Summary of Important Points

Summary of Important Points

Table 7-2 provides the highlights of this chapter.

Table 7-2: Summary of Important Points

Point of Discussion

Summary of Ideas Presented

Quantitative time management

  • The major program milestones that mark business value drive the project at the highest level.

  • The program milestones come from the business case.

  • Program milestones do not have a probabilistic character.

  • The program logic is found in the detail project schedules. Lower level schedules are in network form, preferably the precedence diagramming method, and tie together the various deliverables of the WBS.

  • The difference between the network schedule and the program mile-stones represents risk.

  • Every network schedule task has not only a specific beginning or ending, but each task also has an "earliest" or "latest" beginning or ending.

Critical path

  • The most common outcome of the schedule network is the identification of the critical path.

  • The critical path, and in fact there may be more than one through the network, may not be the most important path for purposes of business value or functionality.

  • The critical path establishes the length of the network and therefore sets the overall duration of the project.

  • There is no float or slack along the critical path.

  • The "near-critical path" is one or more paths that are not critical at the outset of the project, but could become critical due to performance differences along paths during the course of the project.

  • The amount of forward-backward path inequality in any path that is the float or slack in the path.

Central Limit Theorem and schedules

  • From the Central Limit Theorem, the distribution of the output mile-stone will be Normal regardless of the distributions of the individual tasks in the network.

  • Given the symmetry of the Normal curve, there is just as likely a possibility that the schedule will underrun (complete early) as overrun (complete late).

Monte Carlo simulation

  • By computer simulation using a Monte Carlo simulation program, the network schedule is "run" or calculated many times, something we cannot usually do in real projects.

  • Outcome: a probability density distribution, with absolute values of outcome value and a vertical dimension scaled to meet the requirement that the sum of all probabilities equals 1.

  • Outcome: a cumulative probability distribution, the so-called "S" curve, again scaled from 0 to 1 to 0 to 100% on the vertical axis and the value outcomes on the horizontal axis.

Architecture weaknesses

  • At every merge point of predecessor tasks, think "shift right" about the schedule.

  • Parallel paths that become correlated by sharing resources stretch the schedule!

  • Another problem common to schedule network architecture is the so-called long task.

Critical chain

  • The tasks on the critical path require statistical distributions to estimate the range of pessimism to optimism, but the median value, the 50% confidence level, should be used.

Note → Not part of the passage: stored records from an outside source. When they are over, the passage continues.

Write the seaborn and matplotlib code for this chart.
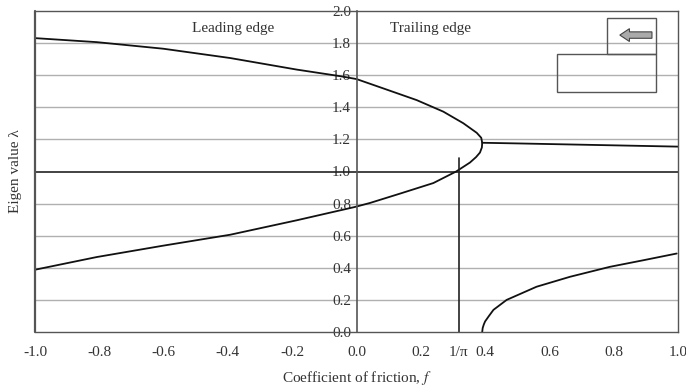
import numpy as np
import pandas as pd
import matplotlib
matplotlib.use("Agg")
import matplotlib.pyplot as plt
from matplotlib.patches import Rectangle, FancyArrow
import seaborn as sns

# Main loop branch (lower -> nose -> upper)
loop_f = [-1.0, -0.808, -0.601, -0.393, -0.186, -0.005, 0.042, 0.135, 0.239, 0.31, 0.353,
          0.372, 0.384, 0.39, 0.391, 0.388, 0.374, 0.332, 0.27, 0.187, 0.083, 0.0,
          -0.051, -0.186, -0.393, -0.601, -0.808, -1.0]
loop_lam = [0.388, 0.467, 0.538, 0.606, 0.696, 0.779, 0.804, 0.862, 0.928, 1.0, 1.056,
            1.09, 1.118, 1.15, 1.179, 1.21, 1.241, 1.301, 1.373, 1.445, 1.518, 1.576,
            1.594, 1.635, 1.707, 1.765, 1.806, 1.831]

# Flat branch to the right of the nose
flat_f = [0.391, 0.5, 0.7, 0.85, 1.0]
flat_lam = [1.179, 1.175, 1.167, 1.161, 1.155]

# Lower right branch
low_f = [0.391, 0.3925, 0.396, 0.400, 0.412, 0.426, 0.467, 0.56, 0.664, 0.788, 0.892, 0.996]
low_lam = [0.0, 0.025, 0.047, 0.066, 0.1, 0.138, 0.2, 0.282, 0.344, 0.406, 0.447, 0.489]

x_ticks = [-1.0, -0.8, -0.6, -0.4, -0.2, 0.0, 0.2, 1/np.pi, 0.4, 0.6, 0.8, 1.0]
x_labels = ["-1.0", "-0.8", "-0.6", "-0.4", "-0.2", "0.0", "0.2", "1/π", "0.4", "0.6", "0.8", "1.0"]
y_ticks = [0.0, 0.2, 0.4, 0.6, 0.8, 1.0, 1.2, 1.4, 1.6, 1.8, 2.0]
y_labels = [f"{v:.1f}" for v in y_ticks]

sns.set_style("white")
plt.rcParams['font.family'] = ['Liberation Serif', 'DejaVu Serif']
plt.rcParams['mathtext.fontset'] = 'stix'

fig = plt.figure(figsize=(6.86, 3.89), dpi=100)
ax = fig.add_axes([35/686, 1 - 332/389, (678-35)/686, (332-11)/389])

# gridlines
for v in y_ticks[1:-1]:
    if abs(v - 1.0) < 1e-9:
        continue
    ax.axhline(v, color="#b0b0b0", lw=1.0, zorder=0)
ax.axhline(1.0, color="#222222", lw=1.2, zorder=1)

df1 = pd.DataFrame({"f": loop_f, "lam": loop_lam})
df2 = pd.DataFrame({"f": flat_f, "lam": flat_lam})
df3 = pd.DataFrame({"f": low_f, "lam": low_lam})
for d in (df1, df2, df3):
    sns.lineplot(data=d, x="f", y="lam", sort=False, estimator=None, color="#111111",
                 lw=1.3, ax=ax)

# vertical line at 1/pi
ax.plot([1/np.pi, 1/np.pi], [0, 1.086], color="#222222", lw=1.2)

ax.set_xlim(-1, 1)
ax.set_ylim(0, 2)

# spines
for s in ["top", "right", "bottom"]:
    ax.spines[s].set_visible(True)
    ax.spines[s].set_color("#555555")
    ax.spines[s].set_linewidth(1.0)
ax.spines["left"].set_position(("data", 0))
ax.spines["left"].set_color("#555555")
ax.spines["left"].set_linewidth(1.2)
ax.axvline(-1, color="#555555", lw=1.6, clip_on=False)

ax.set_xticks(x_ticks)
ax.set_xticklabels(x_labels, fontsize=11)
ax.set_yticks(y_ticks)
ax.set_yticklabels(y_labels, fontsize=11)
ax.tick_params(axis="x", direction="out", length=4, color="#555555", pad=6)
ax.tick_params(axis="y", direction="inout", length=6, color="#555555", pad=1)
for lbl in ax.get_yticklabels():
    lbl.set_color("#333333")
for lbl in ax.get_xticklabels():
    lbl.set_color("#333333")

ax.set_xlabel("Coefficient of friction, $\\it{f}$", fontsize=11, color="#333333", labelpad=7)
ax.set_ylabel("Eigen value λ", fontsize=11, color="#333333")
ax.yaxis.set_label_coords(-0.02, 0.5)

ax.text(-0.384, 1.894, "Leading edge", ha="center", va="center", fontsize=11, color="#333333")
ax.text(0.229, 1.894, "Trailing edge", ha="center", va="center", fontsize=11, color="#333333")

# inset sketch
ax.add_patch(Rectangle((0.779, 1.732), 0.153, 0.224, fill=False, ec="#555555", lw=1.0))
ax.add_patch(Rectangle((0.624, 1.495), 0.308, 0.237, fill=False, ec="#555555", lw=1.0))
ax.add_patch(FancyArrow(0.919, 1.85, -0.1, 0, width=0.04, head_width=0.08, head_length=0.03,
                        length_includes_head=True, fc="#aaaaaa", ec="#444444", lw=0.8))

fig.savefig("out.png", dpi=100)
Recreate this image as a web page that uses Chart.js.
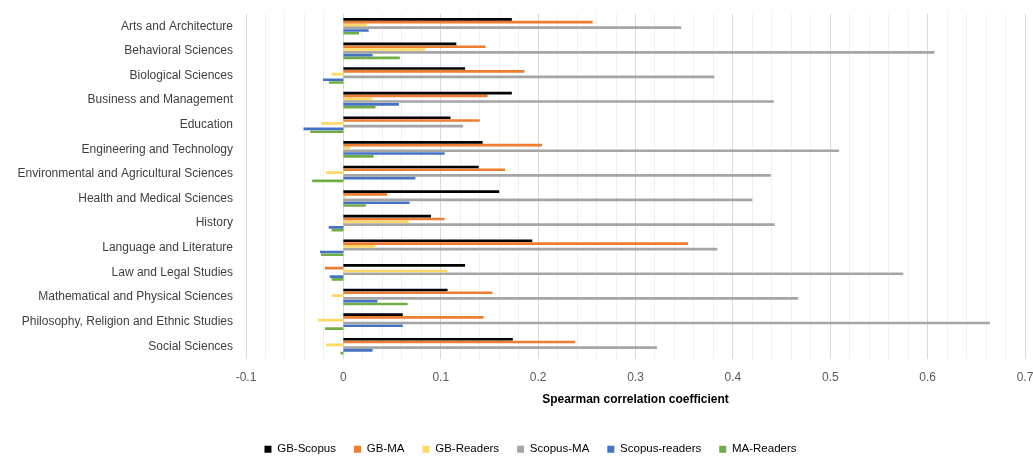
<!DOCTYPE html>
<html>
<head>
<meta charset="utf-8">
<script src="https://cdn.jsdelivr.net/npm/chart.js@4"></script>
<style>
  html, body { margin: 0; padding: 0; background: #fff; }
  #wrap { width: 1033px; height: 456px; }
</style>
</head>
<body>
<div id="wrap"><canvas id="myChart"></canvas></div>
<script>
// categories (top to bottom)
const subjects = [
  'Arts and Architecture', 'Behavioral Sciences', 'Biological Sciences',
  'Business and Management', 'Education', 'Engineering and Technology',
  'Environmental and Agricultural Sciences', 'Health and Medical Sciences',
  'History', 'Language and Literature', 'Law and Legal Studies',
  'Mathematical and Physical Sciences', 'Philosophy, Religion and Ethnic Studies',
  'Social Sciences'
];

// series values
const gbScopus      = [0.173, 0.116, 0.125, 0.173, 0.110, 0.143, 0.139, 0.160, 0.090, 0.194, 0.125, 0.107, 0.061, 0.174];
const gbMA          = [0.256, 0.146, 0.186, 0.148, 0.140, 0.204, 0.166, 0.045, 0.104, 0.354, -0.019, 0.153, 0.144, 0.238];
const gbReaders     = [0.024, 0.084, -0.012, 0.030, -0.023, 0.007, -0.018, 0.002, 0.067, 0.033, 0.107, -0.012, -0.026, -0.018];
const scopusMA      = [0.347, 0.607, 0.381, 0.442, 0.123, 0.509, 0.439, 0.420, 0.443, 0.384, 0.575, 0.467, 0.664, 0.322];
const scopusReaders = [0.026, 0.030, -0.021, 0.057, -0.041, 0.104, 0.074, 0.068, -0.015, -0.024, -0.014, 0.035, 0.061, 0.030];
const maReaders     = [0.016, 0.058, -0.015, 0.033, -0.034, 0.031, -0.032, 0.023, -0.012, -0.023, -0.012, 0.066, -0.019, -0.003];

const seriesNames = ['GB-Scopus', 'GB-MA', 'GB-Readers', 'Scopus-MA', 'Scopus-readers', 'MA-Readers'];
const seriesColors = ['#000000', '#ED7D31', '#FFD966', '#A5A5A5', '#4472C4', '#70AD47'];
const seriesData = [gbScopus, gbMA, gbReaders, scopusMA, scopusReaders, maReaders];

const axisMin = -0.1;
const axisMax = 0.7;

const font = "'Liberation Sans', Arial, sans-serif";

// legend in the reference sits a little right of the canvas centre
const legendShift = {
  id: 'legendShift',
  afterLayout(chart) {
    if (chart.legend) chart.legend.left += 36;
  }
};

const ctx = document.getElementById('myChart');

const chart = new Chart(ctx, {
  type: 'bar',
  data: {
    labels: subjects,
    datasets: seriesNames.map((name, i) => ({
      label: name,
      data: seriesData[i],
      backgroundColor: seriesColors[i],
      borderWidth: 0,
      barPercentage: 0.95,
      categoryPercentage: 0.68
    }))
  },
  options: {
    indexAxis: 'y',
    responsive: true,
    maintainAspectRatio: false,
    animation: false,
    layout: { padding: { top: 14, right: 8, left: 0, bottom: -9 } },
    plugins: {
      tooltip: { enabled: false },
      legend: {
        position: 'bottom',
        labels: {
          boxWidth: 7,
          boxHeight: 7,
          padding: 18,
          color: '#000',
          font: { family: font, size: 11.5 }
        }
      }
    },
    scales: {
      x: {
        min: axisMin,
        max: axisMax,
        afterFit: (scale) => {
          scale.height = 67;
          scale.paddingLeft = 0;
          scale.paddingRight = 0;
        },
        border: { display: false },
        grid: {
          drawTicks: false,
          color: (c) => {
            const v = Math.round(c.tick.value * 100);
            return v % 10 === 0 ? '#D9D9D9' : '#F0F0F0';
          }
        },
        ticks: {
          stepSize: 0.02,
          maxTicksLimit: 100,
          autoSkip: false,
          maxRotation: 0,
          padding: 12,
          color: '#595959',
          font: { family: font, size: 12 },
          callback: (v) => {
            const n = Math.round(v * 100);
            if (n % 10 !== 0) return '';
            return String(n / 100);
          }
        },
        title: {
          display: true,
          text: 'Spearman correlation coefficient',
          color: '#000',
          font: { family: font, size: 12, weight: 'bold' },
          padding: { top: 4, bottom: 19 }
        }
      },
      y: {
        afterFit: (scale) => {
          scale.width = 246;
          scale.paddingTop = 0;
          scale.paddingBottom = 0;
        },
        border: { display: false },
        grid: { display: false, drawTicks: false },
        ticks: {
          padding: 13,
          color: '#404040',
          font: { family: font, size: 12 }
        }
      }
    }
  },
  plugins: [legendShift]
});
</script>
</body>
</html>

  • All task activity in the project schedule network that is not on the critical path should be made subordinate to the demands of the critical path.

  • There should be "buffers" built into any path that joins the critical path. A buffer is a task of nonzero duration but has no performance requirement.

  • The project manager must "gather up" the excess pessimism and put it all into a "project buffer" at the end of the network schedule to protect the critical path.